[BEGIN RECORD LIST]

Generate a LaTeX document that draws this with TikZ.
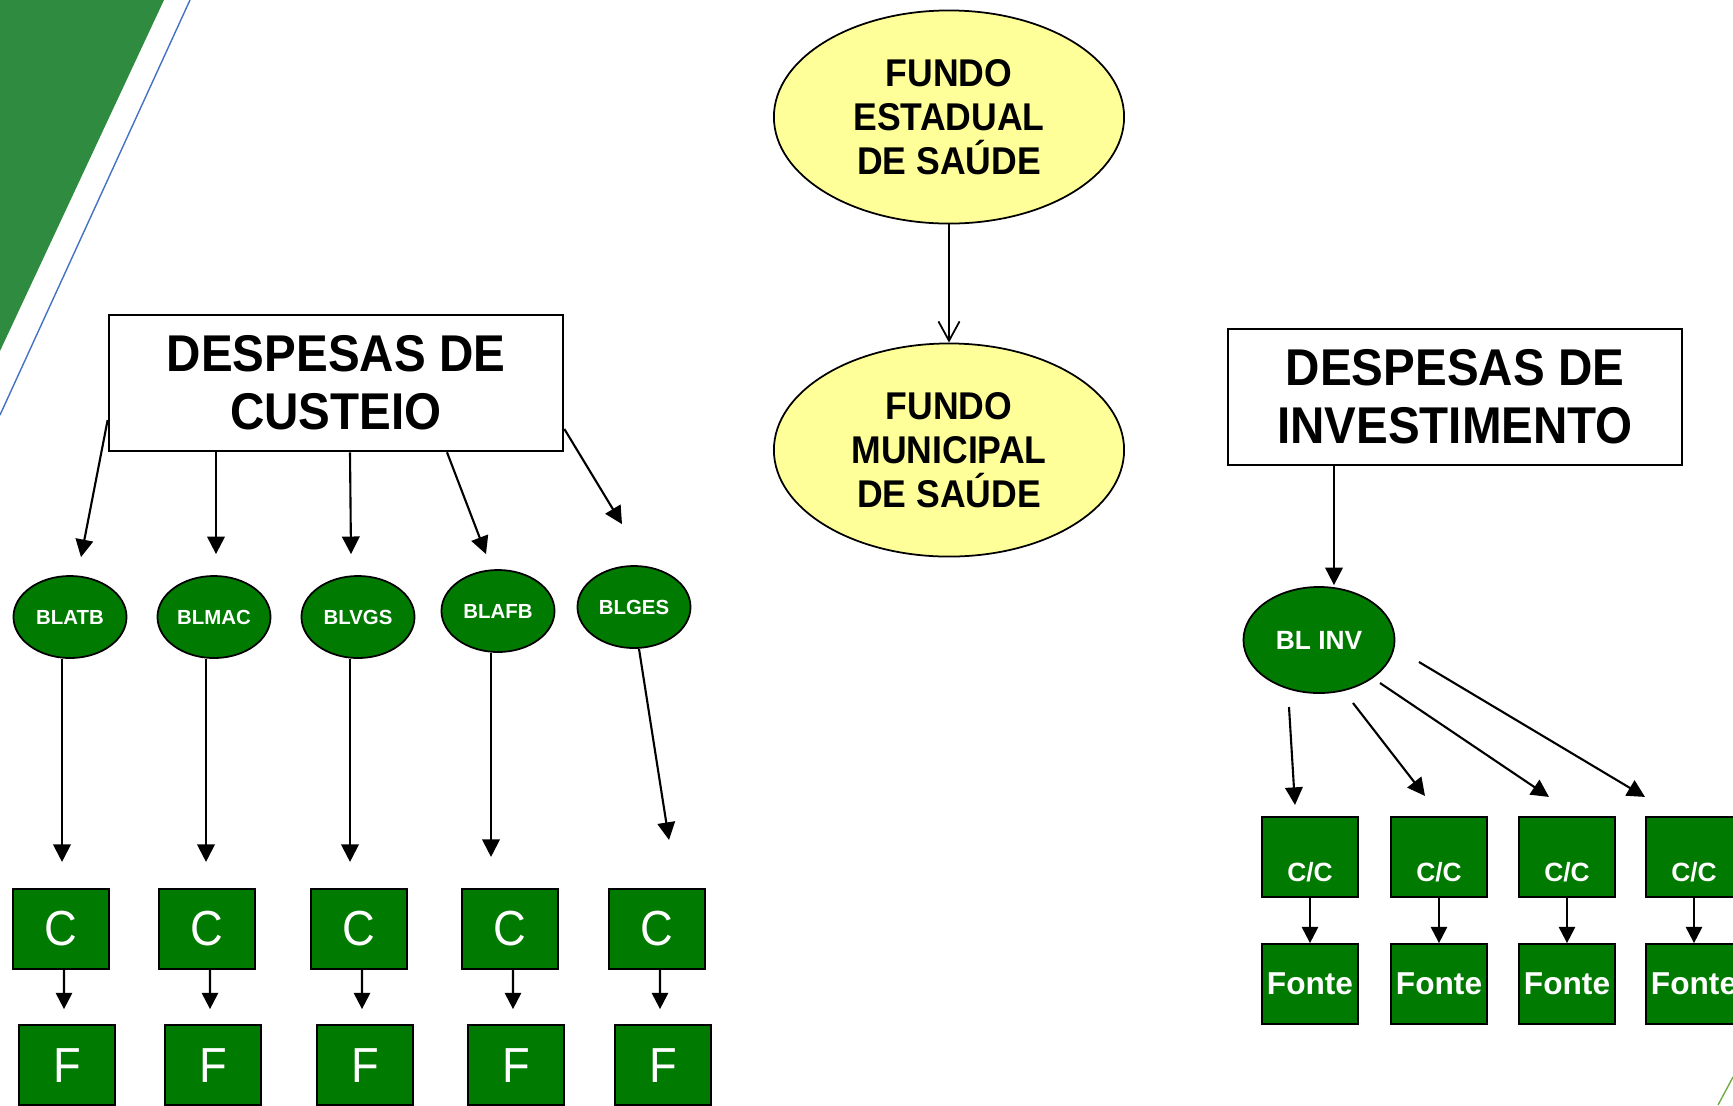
\documentclass[tikz,border=0pt]{standalone}
\usepackage{fontspec}
\setmainfont{Liberation Sans}
\newfontfamily\condensed{Liberation Sans}[FakeStretch=0.92]
\usetikzlibrary{arrows.meta, positioning, shapes.geometric, calc}

\definecolor{boxgreen}{RGB}{0,122,0}
\definecolor{slidegreen}{RGB}{46,139,64}
\definecolor{fundoyellow}{RGB}{255,255,153}
\definecolor{slideblue}{RGB}{68,114,196}
\definecolor{cornergreen}{RGB}{112,173,71}

\newcommand\headtext{\condensed\bfseries\fontsize{14.7}{16.5}\selectfont}
\newcommand\fundotext{\condensed\bfseries\fontsize{11}{12.5}\selectfont}
\newcommand\lettertext{\condensed\fontsize{14}{16}\selectfont}

\begin{document}
\begin{tikzpicture}[
    x=0.01cm, y=-0.01cm,
    headbox/.style={draw=black, line width=0.7pt, fill=white, minimum width=4.54cm, minimum height=1.36cm, align=center, font=\headtext},
    fundo/.style={ellipse, draw=black, line width=0.5pt, fill=fundoyellow, minimum width=3.5cm, minimum height=2.13cm, inner sep=0pt, align=center, font=\fundotext},
    bloco/.style={ellipse, draw=black, line width=0.5pt, fill=boxgreen, minimum width=1.13cm, minimum height=0.82cm, inner sep=0pt, text=white, font=\bfseries\fontsize{5.8}{7}\selectfont},
    conta/.style={draw=black, line width=0.6pt, fill=boxgreen, minimum width=0.96cm, minimum height=0.8cm, inner sep=0pt, text=white},
    arrow/.style={-{Triangle[length=5pt, width=5pt]}, line width=0.6pt},
    small arrow/.style={-{Triangle[length=4.6pt, width=4.6pt]}, line width=0.6pt}
  ]

  \useasboundingbox (0,0) rectangle (1733,1105);
  \clip (0,0) rectangle (1733,1105);

  % slide decoration
  \fill[slidegreen] (0,0) -- (164,0) -- (0,351) -- cycle;
  \draw[slideblue, line width=0.4pt] (190,0) -- (0,415);
  \draw[cornergreen, line width=0.4pt] (1733,1077) -- (1718,1105);

  % the two funds in the middle
  \node[fundo] (estadual) at (949,117) {FUNDO\\ESTADUAL\\DE SAÚDE};
  \node[fundo] (municipal) at (949,450) {FUNDO\\MUNICIPAL\\DE SAÚDE};
  \draw[-{Straight Barb[length=5.5pt, width=6pt]}, line width=0.5pt] (estadual) -- (municipal);

  % costing expenses, five blocks
  \node[headbox] (custeio) at (336,383) {DESPESAS DE\\CUSTEIO};

  \foreach \nome/\bx/\by/\cx/\sx/\tx/\ty [count=\i] in {
      BLATB/70/617/61/-8/1/-26,
      BLMAC/214/617/207/-8/-1/-26,
      BLVGS/358/617/359/-8/-9/-26,
      BLAFB/498/611/510/-7/-19/-31,
      BLGES/634/607/657/5/12/-48} {
    \node[bloco] (bl\i) at (\bx,\by) {\nome};
    \node[conta, font=\lettertext] (c\i) at (\cx,929) {C};
    \node[conta, font=\lettertext, below=0.54cm of c\i, xshift=0.06cm] (f\i) {F};
    \draw[arrow] ($(bl\i.south)+(\sx,0)$) -- ($(c\i.north)+(\tx,\ty)$);
    \draw[small arrow] ($(c\i.south)+(3,0)$) -- ($(f\i.north)+(-3,-15)$);
  }

  % arrows from the costing box to the blocks
  \draw[arrow] ($(custeio.west)+(0,37)$) -- ($(bl1.north)+(11,-18)$);
  \foreach \i/\sx/\tx/\ty in {2/-120/2/-21, 3/14/-7/-21, 4/111/-12/-15}
    \draw[arrow] ($(custeio.south)+(\sx,0)$) -- ($(bl\i.north)+(\tx,\ty)$);
  \draw[arrow] ($(custeio.east)+(0,46)$) -- ($(bl5.north)+(-12,-41)$);

  % investment expenses
  \node[headbox] (invest) at (1455,397) {DESPESAS DE\\INVESTIMENTO};
  \node[bloco, minimum width=1.51cm, minimum height=1.06cm, font=\bfseries\fontsize{7.5}{9}\selectfont] (blinv) at (1319,640) {BL INV};
  \draw[arrow] ($(invest.south)+(-121,0)$) -- ($(blinv.north)+(15,-1)$);

  \foreach \x [count=\i] in {1310,1439,1567,1694} {
    \node[conta, font=\bfseries\fontsize{7.5}{9}\selectfont, text height=0.48cm, text depth=0pt] (cc\i) at (\x,857) {C/C};
    \node[conta, font=\bfseries\fontsize{9}{11}\selectfont, below=0.45cm of cc\i] (fonte\i) {Fonte};
    \draw[small arrow] (cc\i) -- (fonte\i);
  }

  \foreach \i/\sx/\sy/\tx/\ty in {1/-30/67/-15/-11, 2/34/63/-14/-20, 3/61/43/-18/-19, 4/100/22/-49/-19}
    \draw[arrow] ($(blinv.center)+(\sx,\sy)$) -- ($(cc\i.north)+(\tx,\ty)$);

\end{tikzpicture}
\end{document}
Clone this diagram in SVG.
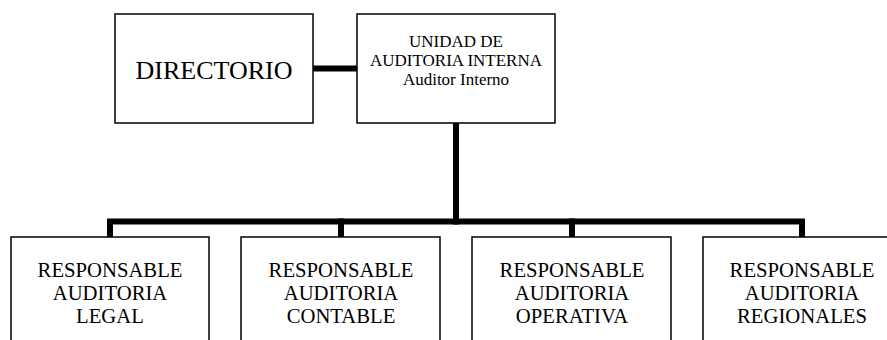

[END RECORD LIST]

**STATED EXERCISE**
Using the records above, output their complete text exactly, minus any images.

**SOLUTION FOR THIS TASK**
Generate a LaTeX document that draws this with TikZ.
\documentclass[tikz,border=0pt]{standalone}
\usepackage{fontspec}
\setmainfont{Liberation Sans}
\newfontfamily\condensed{Liberation Sans}[FakeStretch=0.92]
\usetikzlibrary{arrows.meta, positioning, shapes.geometric, calc}

\definecolor{boxgreen}{RGB}{0,122,0}
\definecolor{slidegreen}{RGB}{46,139,64}
\definecolor{fundoyellow}{RGB}{255,255,153}
\definecolor{slideblue}{RGB}{68,114,196}
\definecolor{cornergreen}{RGB}{112,173,71}

\newcommand\headtext{\condensed\bfseries\fontsize{14.7}{16.5}\selectfont}
\newcommand\fundotext{\condensed\bfseries\fontsize{11}{12.5}\selectfont}
\newcommand\lettertext{\condensed\fontsize{14}{16}\selectfont}

\begin{document}
\begin{tikzpicture}[
    x=0.01cm, y=-0.01cm,
    headbox/.style={draw=black, line width=0.7pt, fill=white, minimum width=4.54cm, minimum height=1.36cm, align=center, font=\headtext},
    fundo/.style={ellipse, draw=black, line width=0.5pt, fill=fundoyellow, minimum width=3.5cm, minimum height=2.13cm, inner sep=0pt, align=center, font=\fundotext},
    bloco/.style={ellipse, draw=black, line width=0.5pt, fill=boxgreen, minimum width=1.13cm, minimum height=0.82cm, inner sep=0pt, text=white, font=\bfseries\fontsize{5.8}{7}\selectfont},
    conta/.style={draw=black, line width=0.6pt, fill=boxgreen, minimum width=0.96cm, minimum height=0.8cm, inner sep=0pt, text=white},
    arrow/.style={-{Triangle[length=5pt, width=5pt]}, line width=0.6pt},
    small arrow/.style={-{Triangle[length=4.6pt, width=4.6pt]}, line width=0.6pt}
  ]

  \useasboundingbox (0,0) rectangle (1733,1105);
  \clip (0,0) rectangle (1733,1105);

  % slide decoration
  \fill[slidegreen] (0,0) -- (164,0) -- (0,351) -- cycle;
  \draw[slideblue, line width=0.4pt] (190,0) -- (0,415);
  \draw[cornergreen, line width=0.4pt] (1733,1077) -- (1718,1105);

  % the two funds in the middle
  \node[fundo] (estadual) at (949,117) {FUNDO\\ESTADUAL\\DE SAÚDE};
  \node[fundo] (municipal) at (949,450) {FUNDO\\MUNICIPAL\\DE SAÚDE};
  \draw[-{Straight Barb[length=5.5pt, width=6pt]}, line width=0.5pt] (estadual) -- (municipal);

  % costing expenses, five blocks
  \node[headbox] (custeio) at (336,383) {DESPESAS DE\\CUSTEIO};

  \foreach \nome/\bx/\by/\cx/\sx/\tx/\ty [count=\i] in {
      BLATB/70/617/61/-8/1/-26,
      BLMAC/214/617/207/-8/-1/-26,
      BLVGS/358/617/359/-8/-9/-26,
      BLAFB/498/611/510/-7/-19/-31,
      BLGES/634/607/657/5/12/-48} {
    \node[bloco] (bl\i) at (\bx,\by) {\nome};
    \node[conta, font=\lettertext] (c\i) at (\cx,929) {C};
    \node[conta, font=\lettertext, below=0.54cm of c\i, xshift=0.06cm] (f\i) {F};
    \draw[arrow] ($(bl\i.south)+(\sx,0)$) -- ($(c\i.north)+(\tx,\ty)$);
    \draw[small arrow] ($(c\i.south)+(3,0)$) -- ($(f\i.north)+(-3,-15)$);
  }

  % arrows from the costing box to the blocks
  \draw[arrow] ($(custeio.west)+(0,37)$) -- ($(bl1.north)+(11,-18)$);
  \foreach \i/\sx/\tx/\ty in {2/-120/2/-21, 3/14/-7/-21, 4/111/-12/-15}
    \draw[arrow] ($(custeio.south)+(\sx,0)$) -- ($(bl\i.north)+(\tx,\ty)$);
  \draw[arrow] ($(custeio.east)+(0,46)$) -- ($(bl5.north)+(-12,-41)$);

  % investment expenses
  \node[headbox] (invest) at (1455,397) {DESPESAS DE\\INVESTIMENTO};
  \node[bloco, minimum width=1.51cm, minimum height=1.06cm, font=\bfseries\fontsize{7.5}{9}\selectfont] (blinv) at (1319,640) {BL INV};
  \draw[arrow] ($(invest.south)+(-121,0)$) -- ($(blinv.north)+(15,-1)$);

  \foreach \x [count=\i] in {1310,1439,1567,1694} {
    \node[conta, font=\bfseries\fontsize{7.5}{9}\selectfont, text height=0.48cm, text depth=0pt] (cc\i) at (\x,857) {C/C};
    \node[conta, font=\bfseries\fontsize{9}{11}\selectfont, below=0.45cm of cc\i] (fonte\i) {Fonte};
    \draw[small arrow] (cc\i) -- (fonte\i);
  }

  \foreach \i/\sx/\sy/\tx/\ty in {1/-30/67/-15/-11, 2/34/63/-14/-20, 3/61/43/-18/-19, 4/100/22/-49/-19}
    \draw[arrow] ($(blinv.center)+(\sx,\sy)$) -- ($(cc\i.north)+(\tx,\ty)$);

\end{tikzpicture}
\end{document}
Clone this diagram in SVG.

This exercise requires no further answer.